To Piaget, children go through distinct stages in their cognitive development. Each stage builds on the last, so each stage is crucial to the one before it. A child has to “pass” one stage (formally grasp a concept) before they can move to the next one.

He outlined four specific stages which he believed children go through in their younger years. There is the Sensorimotor stage (birth to 2 years), Preoperational stage (2-7 years), Concrete Operational stage (7-11 years) and Formal Operational stage (12 and up).

During the Sensorimotor stage, the child is learning about the permanent world and their place in it. They are figuring out the world through movement and their senses and may just do things because they find them pleasurable. They are realising that their actions can impact on the environment and exploring this ability. They are also learning about the existence of physical things, knowing that they exist even when they aren't there, and being able to think about things that aren't directly in front of them (object permanence).

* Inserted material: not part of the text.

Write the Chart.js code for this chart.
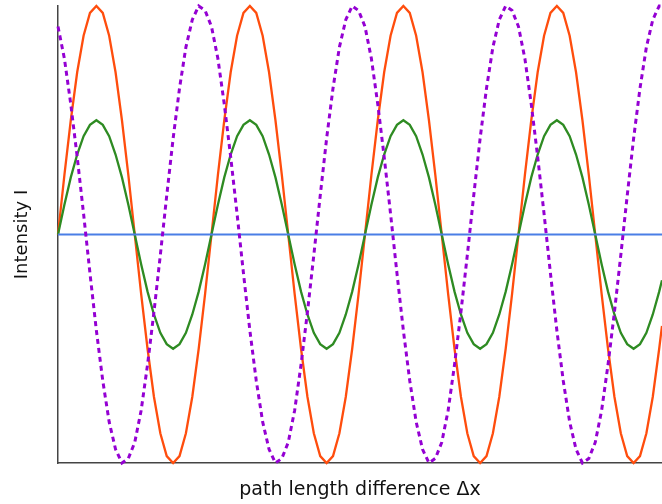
<!DOCTYPE html>
<html>
<head>
<meta charset="utf-8">
<script src="https://cdn.jsdelivr.net/npm/chart.js@4"></script>
<style>
  html, body { margin: 0; padding: 0; background: #fff; }
  #wrap { width: 662px; height: 504px; }
</style>
</head>
<body>
<div id="wrap"><canvas id="myChart" width="662" height="504"></canvas></div>
<script>
// phase of the path length difference, in degrees (one wavelength = 360)
let dx = [
    0, 15, 30, 45, 60, 75, 90, 105, 120, 135, 150, 165, 180, 195, 210, 225, 240, 255, 270, 285, 300, 315, 330, 345,
    360, 375, 390, 405, 420, 435, 450, 465, 480, 495, 510, 525, 540, 555, 570, 585, 600, 615, 630, 645, 660, 675, 690, 705,
    720, 735, 750, 765, 780, 795, 810, 825, 840, 855, 870, 885, 900, 915, 930, 945, 960, 975, 990, 1005, 1020, 1035, 1050, 1065,
    1080, 1095, 1110, 1125, 1140, 1155, 1170, 1185, 1200, 1215, 1230, 1245, 1260, 1275, 1290, 1305, 1320, 1335, 1350, 1365, 1380, 1395, 1410, 1416.6
];

// orange curve, full amplitude
let orange = [
    0, 0.26, 0.5, 0.71, 0.87, 0.97, 1, 0.97, 0.87, 0.71, 0.5, 0.26, 0, -0.26, -0.5, -0.71, -0.87, -0.97, -1, -0.97, -0.87, -0.71, -0.5, -0.26,
    0, 0.26, 0.5, 0.71, 0.87, 0.97, 1, 0.97, 0.87, 0.71, 0.5, 0.26, 0, -0.26, -0.5, -0.71, -0.87, -0.97, -1, -0.97, -0.87, -0.71, -0.5, -0.26,
    0, 0.26, 0.5, 0.71, 0.87, 0.97, 1, 0.97, 0.87, 0.71, 0.5, 0.26, 0, -0.26, -0.5, -0.71, -0.87, -0.97, -1, -0.97, -0.87, -0.71, -0.5, -0.26,
    0, 0.26, 0.5, 0.71, 0.87, 0.97, 1, 0.97, 0.87, 0.71, 0.5, 0.26, 0, -0.26, -0.5, -0.71, -0.87, -0.97, -1, -0.97, -0.87, -0.71, -0.5, -0.4
];

// green curve, half amplitude
let green = [
    0, 0.13, 0.25, 0.35, 0.43, 0.48, 0.5, 0.48, 0.43, 0.35, 0.25, 0.13, 0, -0.13, -0.25, -0.35, -0.43, -0.48, -0.5, -0.48, -0.43, -0.35, -0.25, -0.13,
    0, 0.13, 0.25, 0.35, 0.43, 0.48, 0.5, 0.48, 0.43, 0.35, 0.25, 0.13, 0, -0.13, -0.25, -0.35, -0.43, -0.48, -0.5, -0.48, -0.43, -0.35, -0.25, -0.13,
    0, 0.13, 0.25, 0.35, 0.43, 0.48, 0.5, 0.48, 0.43, 0.35, 0.25, 0.13, 0, -0.13, -0.25, -0.35, -0.43, -0.48, -0.5, -0.48, -0.43, -0.35, -0.25, -0.13,
    0, 0.13, 0.25, 0.35, 0.43, 0.48, 0.5, 0.48, 0.43, 0.35, 0.25, 0.13, 0, -0.13, -0.25, -0.35, -0.43, -0.48, -0.5, -0.48, -0.43, -0.35, -0.25, -0.2
];

// purple dashed curve, shifted in phase
let purple = [
    0.91, 0.77, 0.57, 0.34, 0.09, -0.17, -0.42, -0.64, -0.82, -0.94, -1, -0.98, -0.91, -0.77, -0.57, -0.34, -0.09, 0.17, 0.42, 0.64, 0.82, 0.94, 1, 0.98,
    0.91, 0.77, 0.57, 0.34, 0.09, -0.17, -0.42, -0.64, -0.82, -0.94, -1, -0.98, -0.91, -0.77, -0.57, -0.34, -0.09, 0.17, 0.42, 0.64, 0.82, 0.94, 1, 0.98,
    0.91, 0.77, 0.57, 0.34, 0.09, -0.17, -0.42, -0.64, -0.82, -0.94, -1, -0.98, -0.91, -0.77, -0.57, -0.34, -0.09, 0.17, 0.42, 0.64, 0.82, 0.94, 1, 0.98,
    0.91, 0.77, 0.57, 0.34, 0.09, -0.17, -0.42, -0.64, -0.82, -0.94, -1, -0.98, -0.91, -0.77, -0.57, -0.34, -0.09, 0.17, 0.42, 0.64, 0.82, 0.94, 1, 1
];

// blue flat line at zero
let blueX = [0, 1416.6];
let blue = [0, 0];

function toPoints(xs, ys) {
    return xs.map(function(x, i) { return { x: x, y: ys[i] }; });
}

let ctx = document.getElementById('myChart').getContext('2d');
let myChart = new Chart(ctx, {
    type: 'line',
    data: {
        datasets: [
            {
                label: 'purple',
                data: toPoints(dx, purple),
                borderColor: '#9400d3',
                borderWidth: 3,
                borderDash: [5, 4],
                pointRadius: 0,
                tension: 0
            },
            {
                label: 'blue',
                data: toPoints(blueX, blue),
                borderColor: '#4a7ee6',
                borderWidth: 2,
                pointRadius: 0
            },
            {
                label: 'green',
                data: toPoints(dx, green),
                borderColor: '#2e8b22',
                borderWidth: 2.3,
                pointRadius: 0,
                tension: 0
            },
            {
                label: 'orange',
                data: toPoints(dx, orange),
                borderColor: '#ff4d0d',
                borderWidth: 2.3,
                pointRadius: 0,
                tension: 0
            }
        ]
    },
    options: {
        responsive: false,
        animation: false,
        devicePixelRatio: 1,
        clip: false,
        layout: { padding: { top: 6, right: 0, left: 0, bottom: 0 } },
        plugins: {
            legend: { display: false },
            tooltip: { enabled: false }
        },
        scales: {
            x: {
                type: 'linear',
                min: 0,
                max: 1416.6,
                grid: { display: false, drawTicks: false },
                border: { color: '#444', width: 1.5 },
                ticks: { display: false },
                title: {
                    display: true,
                    text: 'path length difference Δx',
                    color: '#111',
                    font: { family: 'DejaVu Sans', size: 19 },
                    padding: { top: 0, bottom: 3 }
                },
                afterFit: function(scale) { scale.height = 41; }
            },
            y: {
                min: -1,
                max: 1,
                grid: { display: false, drawTicks: false },
                border: { color: '#444', width: 1.5 },
                ticks: { display: false },
                title: {
                    display: true,
                    text: 'Intensity I',
                    color: '#111',
                    font: { family: 'DejaVu Sans', size: 18 },
                    padding: { top: 12, bottom: 0 }
                },
                afterFit: function(scale) { scale.width = 58; }
            }
        }
    }
});
</script>
</body>
</html>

The Preoperational Stage sees an increase in the child's symbolic thought. Here they are able to represent the things they're thinking about through drawings, scribbles, pretend play, and more. During this time, however, their thought is still rather self-centred, and they struggle to see things from others' perspectives or understand how others think.

The Concrete Operational stage is where the child is able to think more logically. Rather than being able to think of only one thing at a time or only be able to see from their point of view, they are now starting to better grasp these concepts and skills. They can only think of concrete things though. Therefore, the Formal Operational Stage is the use of all this knowledge in a more complex and sophisticated manner. Their knowledge goes from the concrete, to the abstract here. Now, they can hypothesise about things they may not have seen or experienced yet just based on a sophisticated knowledge of how the world works.

Three kinds of knowledge

In addition to Piaget's theory on development, he also discussed how there are different ways of knowing.

Physical knowledge - the knowledge of cause and effect, observable things in the world. Discovered through exploring and observing.

Social knowledge - knowledge related to the social world, mostly based on instruction or modelling on how to behave or things constructed by people, like holidays and correct behaviour.

Logico-mathematical knowledge - one writer described it as "the creation of relationships" within the brain. This is where the brain learns to create relationships between different bits of knowledge. This is very much like the worldbuilding we discussed at the beginning of this Issue. This knowledge is created by each person's own brain and so is unique to them.

Based on Piaget's theory, I would understand that throughout their lives, the child goes through these forms of knowledge as stages of learning and that at each point, they would be more reliant on one form of knowledge than another. While I am sure that we use each of these forms of knowledge pretty consistently throughout our lives, there are stages of development where one might rely more heavily on one form of knowing than another.

For example, in the sensorimotor stage, the child is more reliant on their physical knowledge. As they move into the more social space of preschool and interact with more individuals than just their immediate family, they are required to lean more on their social knowledge and build that up. Logico-mathematical is likely always at work, but it gets more sophisticated as they grow, and is likely related to that synapse pruning that we discussed in Issue 2.

The Takeaway

Piaget's theory is quite useful in our understanding of how children are actively involved in building their worlds. It shows us, however, that even in their self-driven activity, they are still reliant on the world around them to provide the opportunities for learning, and the social world causes a different type of knowledge.

Even though this theory almost ignores the influence of the world around the child, showing the child as an independent actor in their own world, we must not forget that they are not independent. Because learning is so socially mediated, we need to understand that the correct environment, behaviour, and attitude are needed to stimulate and encourage that behaviour.

He also shows us how exciting learning and development can be. This is a concept which will be further unpacked moving forward.